Probably the greatest British novelist of his generation, Graham
Greene's own story was as strange and compelling as those he told
of Pinkie the Mobster, Harry Lime, or the Whisky Priest. A restless
traveller, he was a witness to many of the key events of modern
history - including the origins of the Vietnam War, the Mau Mau
Rebellion, the betrayal of the double-agent Kim Philby, the rise of
Fidel Castro, and the guerrilla wars of Central America.

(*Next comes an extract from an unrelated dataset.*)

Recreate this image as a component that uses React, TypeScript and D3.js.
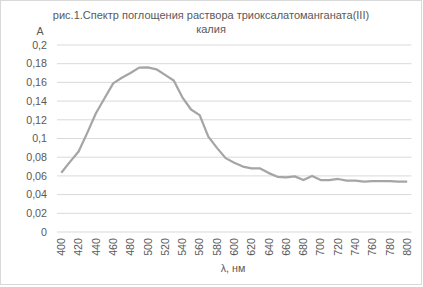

Traumatized as a boy and thought a Judas among his schoolmates,
Greene tried Russian Roulette and attempted suicide. He suffered
from bipolar illness, which caused havoc in his private life as his
marriage failed, and one great love after another suffered
shipwreck, until in his later years he found constancy in a
decidedly unconventional relationship. Often called a Catholic
novelist, his works came to explore the no man's land between
belief and unbelief. A journalist, an MI6 officer, and an unfailing
advocate for human rights, he sought out the inner narratives of
war and politics in dozens of troubled places, and yet he
distrusted nations and armies, believing that true loyalty was a
matter between individuals. A work of wit, insight, and compassion,
this new biography of Graham Greene, the first undertaken in a
generation, responds to the many thousands of pages of lost letters
that have recently come to light and to new memoirs by those who
knew him best. It deals sensitively with questions of private life,
sex, and mental illness; it gives a thorough accounting for the
politics of the places he wrote about; it investigates his
involvement with MI6 and the Cambridge five; above all, it follows
the growth of a writer whose works changed the lives of millions.